High availability is achieved through constant communication between the two nodes and constant state replication from the active node to the standby one. Whenever the standby node detects that the other node has become unresponsive, has gone offline and has failed in any other way, it will proceed with taking over all resources and becoming the active node, with all operations resuming where the failed node has left off. Through that, the system will remain fully operational and service disruption will be minimal.

When the failed node comes back to life, it will become the new standby node, replicate everything that has changed in the meantime from the new active node, and then the cluster will be back in fully highly available state.

tip
tip	The login banner at the SSH shell provides information about whether the local system is currently the active one or the standby one. See Section 2.7.4, “Administration” for other ways to differentiate between the active and the standby node.
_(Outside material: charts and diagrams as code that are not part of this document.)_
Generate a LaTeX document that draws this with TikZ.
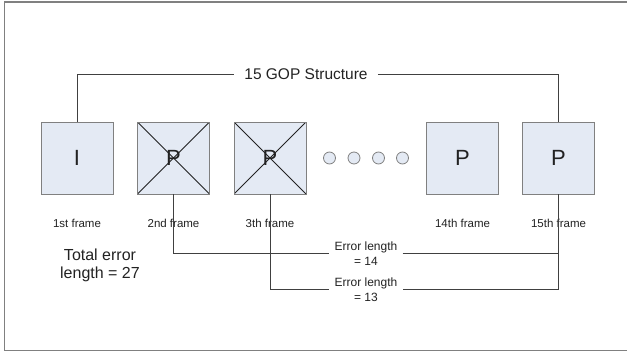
\documentclass[tikz,border=0pt]{standalone}
\usepackage{fontspec}
\setmainfont{Liberation Sans}
\definecolor{boxfill}{HTML}{E4EAF4}
\definecolor{boxline}{HTML}{808080}
\definecolor{wire}{HTML}{404040}
\definecolor{ink}{HTML}{222222}
\begin{document}
\begin{tikzpicture}[x=1pt,y=-1pt,
  frame/.style={draw=boxline,line width=0.9pt,fill=boxfill,minimum size=72pt,inner sep=0pt,
    text=ink,font=\fontsize{22}{24}\selectfont},
  crossed/.style={frame,path picture={
    \draw[ink,line width=0.8pt] (path picture bounding box.north west) -- (path picture bounding box.south east)
      (path picture bounding box.north east) -- (path picture bounding box.south west);}},
  dot/.style={circle,draw=boxline,line width=0.8pt,fill=boxfill,minimum size=12pt,inner sep=0pt},
  caption/.style={text=ink,font=\fontsize{11.5}{13}\selectfont,inner sep=0pt},
  errlabel/.style={text=ink,align=center,font=\fontsize{12}{14.5}\selectfont,inner xsep=5pt,inner ysep=0pt},
  wire/.style={draw=wire,line width=0.9pt}]
\useasboundingbox (0,0) rectangle (627,353);
% outer frame
\draw[boxline,line width=1.6pt] (4.5,1.8) rectangle (640,350.5);

% frames
\node[frame] (f1) at (77,158) {I};
\node[crossed] (f2) at (173.5,158) {P};
\node[crossed] (f3) at (270,158) {P};
\node[frame] (f14) at (462.5,158) {P};
\node[frame] (f15) at (558.5,158) {P};

% ellipsis dots
\node[dot] (d1) at (329.5,158) {};
\node[dot] (d2) at (354,158) {};
\node[dot] (d3) at (378.5,158) {};
\node[dot] (d4) at (402.5,158) {};

% frame captions
\node[caption] (c1) at (77,223) {1st frame};
\node[caption] (c2) at (173.5,223) {2nd frame};
\node[caption] (c3) at (270,223) {3th frame};
\node[caption] (c14) at (462.5,223) {14th frame};
\node[caption] (c15) at (558.5,223) {15th frame};

% GOP bracket
\node[text=ink,font=\fontsize{15.5}{17}\selectfont,inner xsep=10pt,inner ysep=0pt] (gop) at (306,74) {15 GOP Structure};
\draw[wire] (f1.north) |- (gop.west);
\draw[wire] (gop.east) -| (f15.north);

% error lengths
\node[errlabel] (e14) at (366,253.5) {Error length\\= 14};
\node[errlabel] (e13) at (366,289.5) {Error length\\= 13};
\draw[wire] (f2.south) |- (e14.west);
\draw[wire] (e14.east) -- (e14.east -| f15.south);
\draw[wire] (f3.south) |- (e13.west);
\draw[wire] (f15.south) |- (e13.east);

\node[text=ink,align=center,font=\fontsize{16}{18}\selectfont] (total) at (100,265) {Total error\\length = 27};
\end{tikzpicture}
\end{document}
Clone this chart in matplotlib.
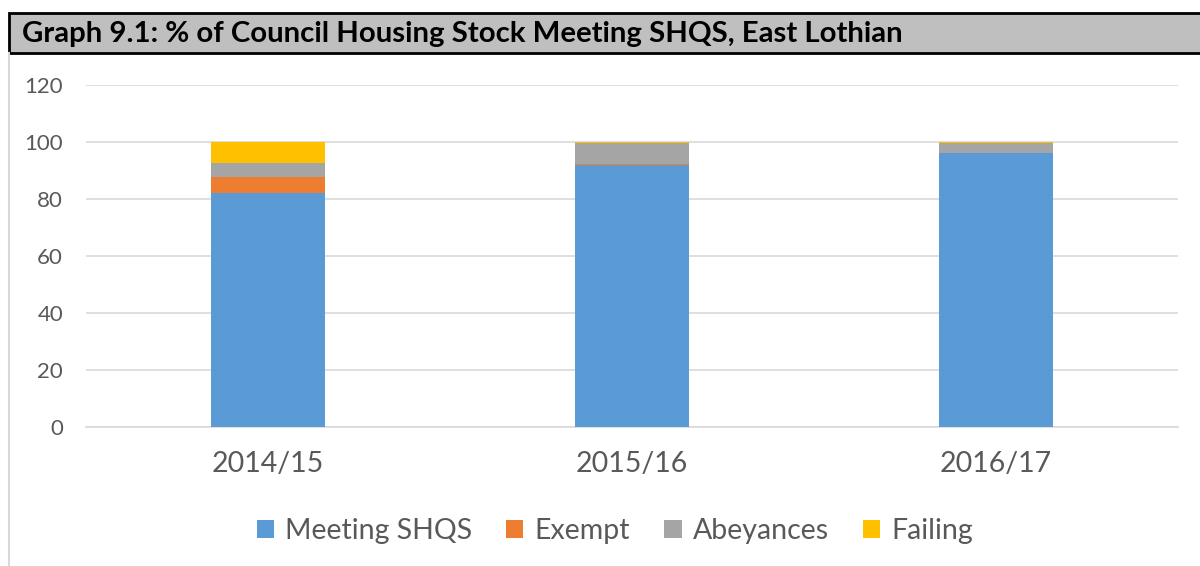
from matplotlib import pyplot as plt
from matplotlib.patches import Rectangle
from matplotlib.lines import Line2D
import numpy as np

plt.rcParams['font.family'] = ['Lato', 'DejaVu Sans']

years = ["2014/15", "2015/16", "2016/17"]
meeting = [82.0, 92.1, 96.0]
exempt = [5.8, 0.2, 0.3]
abeyances = [5.0, 7.4, 3.3]
failing = [7.2, 0.3, 0.4]

series_names = ["Meeting SHQS", "Exempt", "Abeyances", "Failing"]
colores = ["#5B9BD5", "#ED7D31", "#A5A5A5", "#FFC000"]

fig = plt.figure(figsize=(12, 5.66), dpi=100)
ax = fig.add_axes([86/1200, 1 - 427/566, 1092/1200, 342/566])

x = np.arange(len(years))
bottom = np.zeros(len(years))
for vals, nombre, col in zip([meeting, exempt, abeyances, failing], series_names, colores):
    ax.bar(x, vals, width=0.313, bottom=bottom, color=col, label=nombre, zorder=3)
    bottom += np.array(vals)

ax.set_xlim(-0.5, 2.5)
ax.set_ylim(0, 120)
ax.set_yticks(range(0, 121, 20))
ax.set_xticks(x)
ax.set_xticklabels(years)
ax.grid(axis='y', color='#D9D9D9', linewidth=1.2, zorder=0)
for s in ['top', 'right', 'left']:
    ax.spines[s].set_visible(False)
ax.spines['bottom'].set_color('#D9D9D9')
ax.spines['bottom'].set_linewidth(1.2)
ax.tick_params(axis='y', length=0, labelsize=16, labelcolor='#595959', pad=16.5)
ax.tick_params(axis='x', length=0, labelsize=20.5, labelcolor='#595959', pad=17)

# caja del titulo
fig.patches.append(Rectangle((9/1200, 1 - 53/566), 1.0, 40/566, transform=fig.transFigure,
                             facecolor='#BFBFBF', edgecolor='black', linewidth=2, zorder=0))
fig.text(22/1200, 1 - 34/566, "Graph 9.1: % of Council Housing Stock Meeting SHQS, East Lothian",
         fontsize=21.2, fontweight='bold', va='center', ha='left')
fig.lines.append(Line2D([9/1200, 9/1200], [0, 1 - 53/566], transform=fig.transFigure,
                        color='#D9D9D9', linewidth=1.5))

fig.legend(loc='center', bbox_to_anchor=(615/1200, 1 - 531/566), ncol=4, frameon=False,
           fontsize=20.5, labelcolor='#595959', handlelength=0.6, handleheight=0.6,
           handletextpad=0.4, columnspacing=1.2)

plt.savefig("out.png", dpi=100)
2.7.2. Nomenclature and Alternatives

The HA architecture consists of two components: the Group Communication System, also known as GCS, and the Cluster Resource Manager, also known as CRM. Sipwise C5 supports two alternatives for these components:

Heartbeat version 2: This is the older and more basic software which provides both GCS and CRM services. It’s still the default for Sipwise C5 installations but will be obsoleted in a future release.
Corosync/Pacemaker: This is the newer and more modern software and the successor of Heartbeat version 2. It splits the HA framework into its two components, with Corosync providing the GCS service and Pacemaker providing the CRM service. It provides several additional features over Heartbeat version 2 and will be made the default choice in a future release. See the Section 9, “Corosync/Pacemaker” chapter for detailed information.

caution
caution	Because migration from a Heartbeat version 2 installation to a Corosync/Pacemaker installation requires installation and removal of certain software packages, a script `ngcp-migrate-ha-crm` is provided to automate this task. Rollback to Heartbeat version 2 is possible but requires manual intervention, therefore this should only be done with extreme caution.

2.7.3. Core Concepts and Configuration

The direct Ethernet crosslink between the two nodes provides the main mechanism of HA communication between them. All state replication happens over this link. Additionally, the GCS service uses this link to communicate with the other node to see if it’s still alive and active. A break in this link will therefore result in a split brain scenario, with either node trying to become the active one. This is to be avoided at all costs.

The config.yml file allows specification of a list of ping nodes under the key ha.pingnodes, which are used by the CRM service to determine if local network communications are healthy. Both servers will then constantly compare the number of locally reachable ping nodes with each other, and if the standby server is able to reach more of them, then it will become the active one.

The main resource that the CRM service manages is the shared service IP address. Each node has its own static IP address configured on its first Ethernet interface (eth0), which is done outside of the Sipwise C5 configuration framework (i.e. in the Debian-specific config file /etc/network/interfaces). The shared service IP is specified in network.yml at the key hosts.sp1|sp2.eth0.shared_ip. The CRM service will configure it as a secondary IP address on the first Ethernet interface (eth0:0) on the active node and will deconfigure it on the standby node. Thus, all network communications with this IP address will always go only to the currently active node.

2.7.4. Administration

The current status of the local Sipwise C5 node can be determined using the ngcp-check-active shell command. This command produces no output, but returns an exit status of 0 for the active node and 1 for the standby node. A more complete shell command to produce visible output could be: ngcp-check-active -v

To force a currently active node into standby mode, use the command ngcp-make-standby. For the opposite effect, use the command ngcp-make-active. This will also always affect the state of the other node, as the system automatically makes sure that always only one node is active at a time.